Exercise task: Please set down all the lines beneath this one exactly, without the pictures.

Supplied data:
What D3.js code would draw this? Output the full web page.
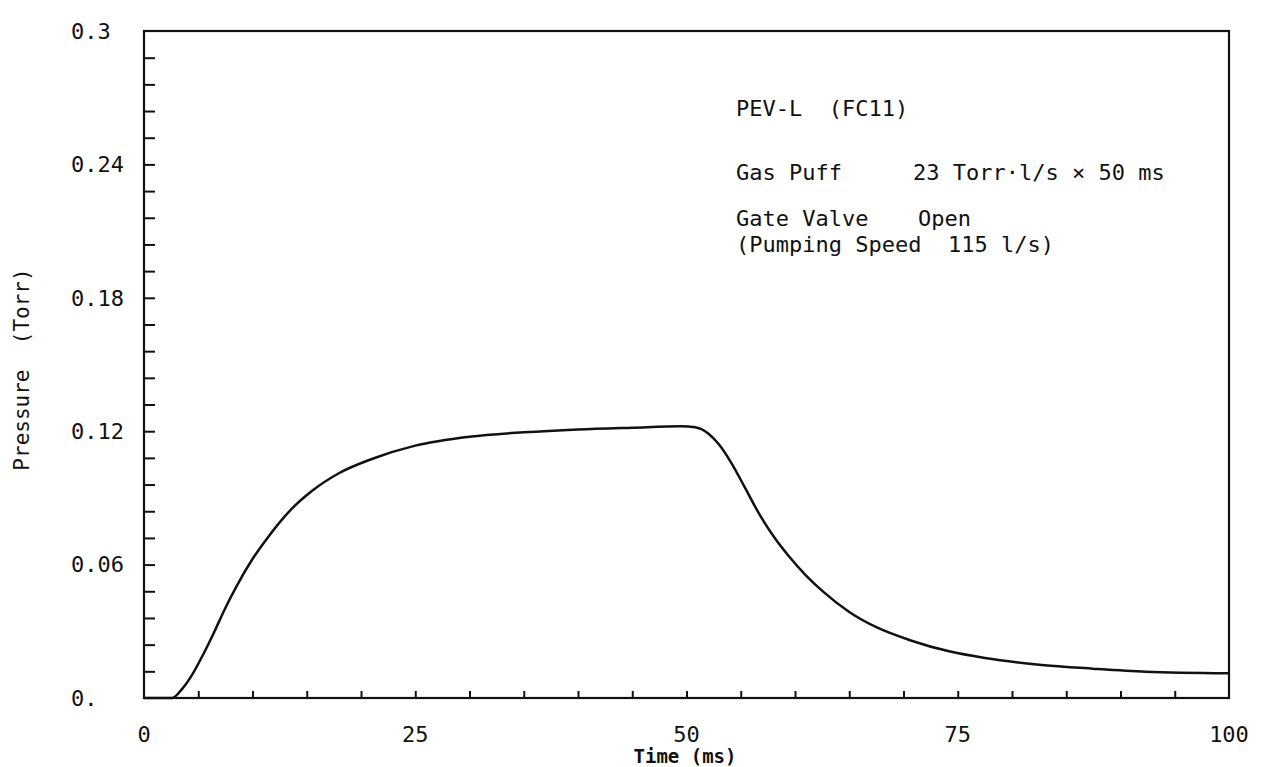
<!DOCTYPE html>
<html>
<head>
<meta charset="utf-8">
<script src="https://cdn.jsdelivr.net/npm/d3@7"></script>
<style>
  body { margin: 0; background: #fff; }
  text { font-family: "DejaVu Sans Mono", monospace; fill: #111; }
</style>
</head>
<body>
<div id="chart"></div>
<script>
// pressure trace, time in ms / pressure in Torr
var timeMs = [0, 2.6, 3.5, 4.5, 5.5, 6.5, 7.5, 8.5, 10, 11.5, 13.5, 15.5, 18, 21, 25, 30, 35, 40, 45, 49.5,
  50.8, 52, 53, 54.1, 55.4, 56.7, 58.1, 59.4, 61, 62.7, 65, 67.6, 70.6, 74.2, 77.5, 82.5, 87.4, 92.3, 100];
var pressure = [0, 0, 0.004, 0.011, 0.02, 0.03, 0.0405, 0.05, 0.0625, 0.0728, 0.0845, 0.0932, 0.1012, 0.1075, 0.1135, 0.1175, 0.1195, 0.1208, 0.1216, 0.1222,
  0.1218, 0.119, 0.114, 0.106, 0.0945, 0.0828, 0.0722, 0.064, 0.0552, 0.0474, 0.0387, 0.0316, 0.026, 0.021, 0.018, 0.015, 0.0132, 0.0118, 0.0111];

var xTickLabels = [0, 25, 50, 75, 100];
var yTickLabels = ["0.", "0.06", "0.12", "0.18", "0.24", "0.3"];
var yTickValues = [0, 0.06, 0.12, 0.18, 0.24, 0.3];

var notes = [
  ["PEV-L  (FC11)", ""],
  ["Gas Puff", "23 Torr\u00b7l/s \u00d7 50 ms"],
  ["Gate Valve", "Open"],
  ["(Pumping Speed  115 l/s)", ""]
];

var svgWidth = 1268;
var svgHeight = 767;
var margin = { top: 31, right: 39, bottom: 69, left: 144 };
var width = svgWidth - margin.left - margin.right;
var height = svgHeight - margin.top - margin.bottom;

var svg = d3.select("#chart")
  .append("svg")
  .attr("width", svgWidth)
  .attr("height", svgHeight);

var chartGroup = svg.append("g")
  .attr("transform", `translate(${margin.left}, ${margin.top})`);

var xScale = d3.scaleLinear().domain([0, 100]).range([0, width]);
var yScale = d3.scaleLinear().domain([0, 0.3]).range([height, 0]);

// frame
chartGroup.append("rect")
  .attr("width", width)
  .attr("height", height)
  .attr("fill", "none")
  .attr("stroke", "#111")
  .attr("stroke-width", 2.2);

// minor ticks, pointing inward
var xMinor = d3.range(5, 100, 5);
var yMinor = d3.range(1, 25).map(i => i * 0.012);

chartGroup.append("g")
  .attr("transform", `translate(0, ${height})`)
  .call(d3.axisTop(xScale).tickValues(xMinor).tickSize(7).tickFormat(""))
  .call(g => g.select(".domain").remove())
  .selectAll("line").attr("stroke", "#111").attr("stroke-width", 2);

chartGroup.append("g")
  .call(d3.axisRight(yScale).tickValues(yMinor).tickSize(11).tickFormat(""))
  .call(g => g.select(".domain").remove())
  .selectAll("line").attr("stroke", "#111").attr("stroke-width", 2);

// tick labels
chartGroup.selectAll(".xlab")
  .data(xTickLabels)
  .enter()
  .append("text")
  .attr("x", d => xScale(d))
  .attr("y", height + 44)
  .attr("text-anchor", "middle")
  .style("font-size", "22px")
  .text(d => d);

chartGroup.selectAll(".ylab")
  .data(yTickValues)
  .enter()
  .append("text")
  .attr("x", 71 - margin.left)
  .attr("y", d => yScale(d))
  .attr("dy", "0.35em")
  .style("font-size", "22px")
  .text((d, i) => yTickLabels[i]);

// axis titles
svg.append("text")
  .attr("transform", `translate(29, ${margin.top + height / 2 + 5}) rotate(-90)`)
  .attr("text-anchor", "middle")
  .style("font-size", "21px")
  .attr("xml:space", "preserve")
  .text("Pressure  (Torr)");

svg.append("text")
  .attr("x", 685)
  .attr("y", 763)
  .attr("text-anchor", "middle")
  .style("font-size", "19px")
  .style("font-weight", "bold")
  .text("Time (ms)");

// annotation block
var noteY = [116, 180, 226, 252];
var noteX2 = [0, 913, 918, 0];
var noteG = svg.append("g");
notes.forEach(function(n, i) {
  noteG.append("text")
    .attr("x", 736)
    .attr("y", noteY[i])
    .attr("xml:space", "preserve")
    .style("font-size", "22px")
    .text(n[0]);
  if (n[1]) {
    noteG.append("text")
      .attr("x", noteX2[i])
      .attr("y", noteY[i])
      .attr("xml:space", "preserve")
      .style("font-size", "22px")
      .text(n[1]);
  }
});

// pressure curve
var line = d3.line()
  .x((d, i) => xScale(timeMs[i]))
  .y(d => yScale(d))
  .curve(d3.curveMonotoneX);

chartGroup.append("path")
  .attr("d", line(pressure))
  .attr("fill", "none")
  .attr("stroke", "#111")
  .attr("stroke-width", 2.5);
</script>
</body>
</html>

Exercise output:
What D3.js code would draw this? Output the full web page.
<!DOCTYPE html>
<html>
<head>
<meta charset="utf-8">
<script src="https://cdn.jsdelivr.net/npm/d3@7"></script>
<style>
  body { margin: 0; background: #fff; }
  text { font-family: "DejaVu Sans Mono", monospace; fill: #111; }
</style>
</head>
<body>
<div id="chart"></div>
<script>
// pressure trace, time in ms / pressure in Torr
var timeMs = [0, 2.6, 3.5, 4.5, 5.5, 6.5, 7.5, 8.5, 10, 11.5, 13.5, 15.5, 18, 21, 25, 30, 35, 40, 45, 49.5,
  50.8, 52, 53, 54.1, 55.4, 56.7, 58.1, 59.4, 61, 62.7, 65, 67.6, 70.6, 74.2, 77.5, 82.5, 87.4, 92.3, 100];
var pressure = [0, 0, 0.004, 0.011, 0.02, 0.03, 0.0405, 0.05, 0.0625, 0.0728, 0.0845, 0.0932, 0.1012, 0.1075, 0.1135, 0.1175, 0.1195, 0.1208, 0.1216, 0.1222,
  0.1218, 0.119, 0.114, 0.106, 0.0945, 0.0828, 0.0722, 0.064, 0.0552, 0.0474, 0.0387, 0.0316, 0.026, 0.021, 0.018, 0.015, 0.0132, 0.0118, 0.0111];

var xTickLabels = [0, 25, 50, 75, 100];
var yTickLabels = ["0.", "0.06", "0.12", "0.18", "0.24", "0.3"];
var yTickValues = [0, 0.06, 0.12, 0.18, 0.24, 0.3];

var notes = [
  ["PEV-L  (FC11)", ""],
  ["Gas Puff", "23 Torr\u00b7l/s \u00d7 50 ms"],
  ["Gate Valve", "Open"],
  ["(Pumping Speed  115 l/s)", ""]
];

var svgWidth = 1268;
var svgHeight = 767;
var margin = { top: 31, right: 39, bottom: 69, left: 144 };
var width = svgWidth - margin.left - margin.right;
var height = svgHeight - margin.top - margin.bottom;

var svg = d3.select("#chart")
  .append("svg")
  .attr("width", svgWidth)
  .attr("height", svgHeight);

var chartGroup = svg.append("g")
  .attr("transform", `translate(${margin.left}, ${margin.top})`);

var xScale = d3.scaleLinear().domain([0, 100]).range([0, width]);
var yScale = d3.scaleLinear().domain([0, 0.3]).range([height, 0]);

// frame
chartGroup.append("rect")
  .attr("width", width)
  .attr("height", height)
  .attr("fill", "none")
  .attr("stroke", "#111")
  .attr("stroke-width", 2.2);

// minor ticks, pointing inward
var xMinor = d3.range(5, 100, 5);
var yMinor = d3.range(1, 25).map(i => i * 0.012);

chartGroup.append("g")
  .attr("transform", `translate(0, ${height})`)
  .call(d3.axisTop(xScale).tickValues(xMinor).tickSize(7).tickFormat(""))
  .call(g => g.select(".domain").remove())
  .selectAll("line").attr("stroke", "#111").attr("stroke-width", 2);

chartGroup.append("g")
  .call(d3.axisRight(yScale).tickValues(yMinor).tickSize(11).tickFormat(""))
  .call(g => g.select(".domain").remove())
  .selectAll("line").attr("stroke", "#111").attr("stroke-width", 2);

// tick labels
chartGroup.selectAll(".xlab")
  .data(xTickLabels)
  .enter()
  .append("text")
  .attr("x", d => xScale(d))
  .attr("y", height + 44)
  .attr("text-anchor", "middle")
  .style("font-size", "22px")
  .text(d => d);

chartGroup.selectAll(".ylab")
  .data(yTickValues)
  .enter()
  .append("text")
  .attr("x", 71 - margin.left)
  .attr("y", d => yScale(d))
  .attr("dy", "0.35em")
  .style("font-size", "22px")
  .text((d, i) => yTickLabels[i]);

// axis titles
svg.append("text")
  .attr("transform", `translate(29, ${margin.top + height / 2 + 5}) rotate(-90)`)
  .attr("text-anchor", "middle")
  .style("font-size", "21px")
  .attr("xml:space", "preserve")
  .text("Pressure  (Torr)");

svg.append("text")
  .attr("x", 685)
  .attr("y", 763)
  .attr("text-anchor", "middle")
  .style("font-size", "19px")
  .style("font-weight", "bold")
  .text("Time (ms)");

// annotation block
var noteY = [116, 180, 226, 252];
var noteX2 = [0, 913, 918, 0];
var noteG = svg.append("g");
notes.forEach(function(n, i) {
  noteG.append("text")
    .attr("x", 736)
    .attr("y", noteY[i])
    .attr("xml:space", "preserve")
    .style("font-size", "22px")
    .text(n[0]);
  if (n[1]) {
    noteG.append("text")
      .attr("x", noteX2[i])
      .attr("y", noteY[i])
      .attr("xml:space", "preserve")
      .style("font-size", "22px")
      .text(n[1]);
  }
});

// pressure curve
var line = d3.line()
  .x((d, i) => xScale(timeMs[i]))
  .y(d => yScale(d))
  .curve(d3.curveMonotoneX);

chartGroup.append("path")
  .attr("d", line(pressure))
  .attr("fill", "none")
  .attr("stroke", "#111")
  .attr("stroke-width", 2.5);
</script>
</body>
</html>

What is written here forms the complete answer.